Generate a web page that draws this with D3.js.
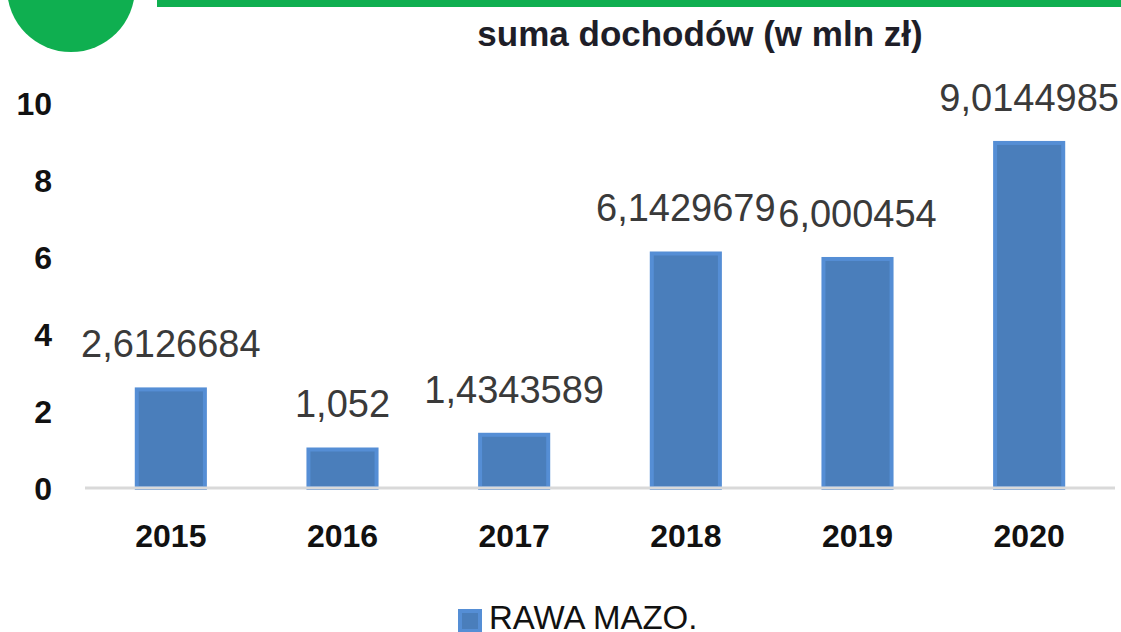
<!DOCTYPE html>
<html>
<head>
<meta charset="utf-8">
<script src="https://cdn.jsdelivr.net/npm/d3@7"></script>
<style>
  body { margin: 0; background: #fff; }
  svg { display: block; font-family: "Liberation Sans", Arial, sans-serif; }
</style>
</head>
<body>
<svg id="svg0" width="1121" height="632"></svg>
<script>
// data
var years = ['2015', '2016', '2017', '2018', '2019', '2020'];
var values = [2.6126684, 1.052, 1.4343589, 6.1429679, 6.000454, 9.0144985];
var valueLabels = ['2,6126684', '1,052', '1,4343589', '6,1429679', '6,000454', '9,0144985'];
var yTicks = [0, 2, 4, 6, 8, 10];
var seriesName = 'RAWA MAZO.';
var title = 'suma dochodów (w mln zł)';

var width = 1121;
var height = 632;

var svg0 = d3.select('#svg0');

// green decoration at top
svg0.append('circle')
    .attr('cx', 71)
    .attr('cy', -12)
    .attr('r', 64)
    .attr('fill', '#0faf50');

svg0.append('rect')
    .attr('x', 157)
    .attr('y', 0)
    .attr('width', width - 157)
    .attr('height', 7)
    .attr('fill', '#0faf50');

svg0.append('text')
    .attr('x', 700)
    .attr('y', 46)
    .attr('text-anchor', 'middle')
    .attr('font-size', 35)
    .attr('font-weight', 'bold')
    .attr('fill', '#1e1e28')
    .text(title);

var x = d3.scaleBand()
    .domain(years)
    .range([85, 1115])
    .paddingInner(0.58)
    .paddingOuter(0.29);

var y = d3.scaleLinear()
    .domain([0, 10])
    .range([488, 103]);

// y tick labels (no axis line)
svg0.selectAll('.ytick')
    .data(yTicks)
    .enter()
    .append('text')
    .attr('class', 'ytick')
    .attr('x', 52)
    .attr('y', function(d){ return y(d) + 12; })
    .attr('text-anchor', 'end')
    .attr('font-size', 32)
    .attr('font-weight', 'bold')
    .attr('fill', '#111')
    .text(function(d){ return d; });

// bars
svg0.selectAll('.bar')
    .data(values)
    .enter()
    .append('rect')
    .attr('class', 'bar')
    .attr('x', function(d, i){ return x(years[i]) + 2; })
    .attr('y', function(d){ return y(d) + 2; })
    .attr('width', x.bandwidth() - 4)
    .attr('height', function(d){ return y(0) - y(d) - 2; })
    .attr('fill', '#4a7ebb')
    .attr('stroke', '#558ed5')
    .attr('stroke-width', 4);

// baseline
svg0.append('line')
    .attr('x1', 85)
    .attr('x2', 1115)
    .attr('y1', y(0))
    .attr('y2', y(0))
    .attr('stroke', '#d9d9d9')
    .attr('stroke-width', 3);

// value labels
svg0.selectAll('.vlabel')
    .data(values)
    .enter()
    .append('text')
    .attr('class', 'vlabel')
    .attr('x', function(d, i){ return x(years[i]) + x.bandwidth() / 2; })
    .attr('y', function(d){ return y(d) - 30; })
    .attr('text-anchor', 'middle')
    .attr('font-size', 38)
    .attr('fill', '#3a3a3a')
    .text(function(d, i){ return valueLabels[i]; });

// x labels
svg0.selectAll('.xlabel')
    .data(years)
    .enter()
    .append('text')
    .attr('class', 'xlabel')
    .attr('x', function(d){ return x(d) + x.bandwidth() / 2; })
    .attr('y', 547)
    .attr('text-anchor', 'middle')
    .attr('font-size', 32)
    .attr('font-weight', 'bold')
    .attr('fill', '#111')
    .text(function(d){ return d; });

// legend
svg0.append('rect')
    .attr('x', 460)
    .attr('y', 611)
    .attr('width', 20)
    .attr('height', 20)
    .attr('fill', '#4a7ebb')
    .attr('stroke', '#558ed5')
    .attr('stroke-width', 4);

svg0.append('text')
    .attr('x', 489)
    .attr('y', 629)
    .attr('font-size', 33)
    .attr('fill', '#111')
    .text(seriesName);
</script>
</body>
</html>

·····

WRITTEN EXERCISE: Reproduce the full material exactly, excluding the pictures.

REPLY:
Generate a web page that draws this with D3.js.
<!DOCTYPE html>
<html>
<head>
<meta charset="utf-8">
<script src="https://cdn.jsdelivr.net/npm/d3@7"></script>
<style>
  body { margin: 0; background: #fff; }
  svg { display: block; font-family: "Liberation Sans", Arial, sans-serif; }
</style>
</head>
<body>
<svg id="svg0" width="1121" height="632"></svg>
<script>
// data
var years = ['2015', '2016', '2017', '2018', '2019', '2020'];
var values = [2.6126684, 1.052, 1.4343589, 6.1429679, 6.000454, 9.0144985];
var valueLabels = ['2,6126684', '1,052', '1,4343589', '6,1429679', '6,000454', '9,0144985'];
var yTicks = [0, 2, 4, 6, 8, 10];
var seriesName = 'RAWA MAZO.';
var title = 'suma dochodów (w mln zł)';

var width = 1121;
var height = 632;

var svg0 = d3.select('#svg0');

// green decoration at top
svg0.append('circle')
    .attr('cx', 71)
    .attr('cy', -12)
    .attr('r', 64)
    .attr('fill', '#0faf50');

svg0.append('rect')
    .attr('x', 157)
    .attr('y', 0)
    .attr('width', width - 157)
    .attr('height', 7)
    .attr('fill', '#0faf50');

svg0.append('text')
    .attr('x', 700)
    .attr('y', 46)
    .attr('text-anchor', 'middle')
    .attr('font-size', 35)
    .attr('font-weight', 'bold')
    .attr('fill', '#1e1e28')
    .text(title);

var x = d3.scaleBand()
    .domain(years)
    .range([85, 1115])
    .paddingInner(0.58)
    .paddingOuter(0.29);

var y = d3.scaleLinear()
    .domain([0, 10])
    .range([488, 103]);

// y tick labels (no axis line)
svg0.selectAll('.ytick')
    .data(yTicks)
    .enter()
    .append('text')
    .attr('class', 'ytick')
    .attr('x', 52)
    .attr('y', function(d){ return y(d) + 12; })
    .attr('text-anchor', 'end')
    .attr('font-size', 32)
    .attr('font-weight', 'bold')
    .attr('fill', '#111')
    .text(function(d){ return d; });

// bars
svg0.selectAll('.bar')
    .data(values)
    .enter()
    .append('rect')
    .attr('class', 'bar')
    .attr('x', function(d, i){ return x(years[i]) + 2; })
    .attr('y', function(d){ return y(d) + 2; })
    .attr('width', x.bandwidth() - 4)
    .attr('height', function(d){ return y(0) - y(d) - 2; })
    .attr('fill', '#4a7ebb')
    .attr('stroke', '#558ed5')
    .attr('stroke-width', 4);

// baseline
svg0.append('line')
    .attr('x1', 85)
    .attr('x2', 1115)
    .attr('y1', y(0))
    .attr('y2', y(0))
    .attr('stroke', '#d9d9d9')
    .attr('stroke-width', 3);

// value labels
svg0.selectAll('.vlabel')
    .data(values)
    .enter()
    .append('text')
    .attr('class', 'vlabel')
    .attr('x', function(d, i){ return x(years[i]) + x.bandwidth() / 2; })
    .attr('y', function(d){ return y(d) - 30; })
    .attr('text-anchor', 'middle')
    .attr('font-size', 38)
    .attr('fill', '#3a3a3a')
    .text(function(d, i){ return valueLabels[i]; });

// x labels
svg0.selectAll('.xlabel')
    .data(years)
    .enter()
    .append('text')
    .attr('class', 'xlabel')
    .attr('x', function(d){ return x(d) + x.bandwidth() / 2; })
    .attr('y', 547)
    .attr('text-anchor', 'middle')
    .attr('font-size', 32)
    .attr('font-weight', 'bold')
    .attr('fill', '#111')
    .text(function(d){ return d; });

// legend
svg0.append('rect')
    .attr('x', 460)
    .attr('y', 611)
    .attr('width', 20)
    .attr('height', 20)
    .attr('fill', '#4a7ebb')
    .attr('stroke', '#558ed5')
    .attr('stroke-width', 4);

svg0.append('text')
    .attr('x', 489)
    .attr('y', 629)
    .attr('font-size', 33)
    .attr('fill', '#111')
    .text(seriesName);
</script>
</body>
</html>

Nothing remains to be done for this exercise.